_Your objective_
State only the number of lines that include "matplotlib".
-- begin --
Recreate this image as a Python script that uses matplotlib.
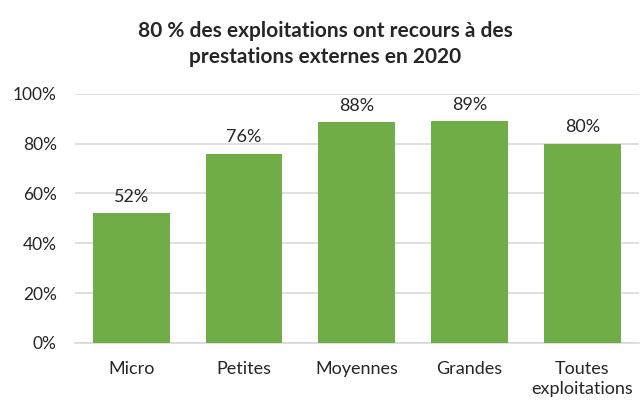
import matplotlib.pyplot as plt
import numpy as np

plt.rcParams['font.family'] = ['Lato', 'DejaVu Sans']

categories = ['Micro', 'Petites', 'Moyennes', 'Grandes', 'Toutes\nexploitations']
values = [0.52, 0.76, 0.885, 0.89, 0.80]
labels = ['52%', '76%', '88%', '89%', '80%']
title = '80 % des exploitations ont recours à des\nprestations externes en 2020'

fig = plt.figure(figsize=(6.4, 4.01), dpi=100)
ax = fig.add_axes([0.117, 0.145, 0.881, 0.621])

x = np.arange(len(categories))
ax.bar(x, values, width=0.68, color='#70AD47', zorder=3)

# value labels above the bars
for xi, v, lab in zip(x, values, labels):
    ax.text(xi, v + 0.035, lab, ha='center', va='bottom', fontsize=13, color='#262626')

ax.set_xlim(-0.5, len(categories) - 0.5)
ax.set_ylim(0, 1)
ax.set_yticks(np.arange(0, 1.01, 0.2))
ax.set_yticklabels(['0%', '20%', '40%', '60%', '80%', '100%'], fontsize=12.5, color='#262626')
ax.set_xticks(x)
ax.set_xticklabels(categories, fontsize=13, color='#262626', linespacing=1.3)
ax.yaxis.grid(True, color='#D9D9D9', linewidth=1.2, zorder=0)
ax.tick_params(axis='x', length=0, pad=13)
ax.tick_params(axis='y', length=0, pad=13)
for side in ['top', 'right', 'left']:
    ax.spines[side].set_visible(False)
ax.spines['bottom'].set_color('#D9D9D9')
ax.spines['bottom'].set_linewidth(1.2)

fig.text(0.508, 0.891, title, ha='center', va='center', fontsize=15, fontweight='bold',
         color='#262626', linespacing=1.4)

fig.savefig('out.png', dpi=100)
-- end --
_Reply to the task_
2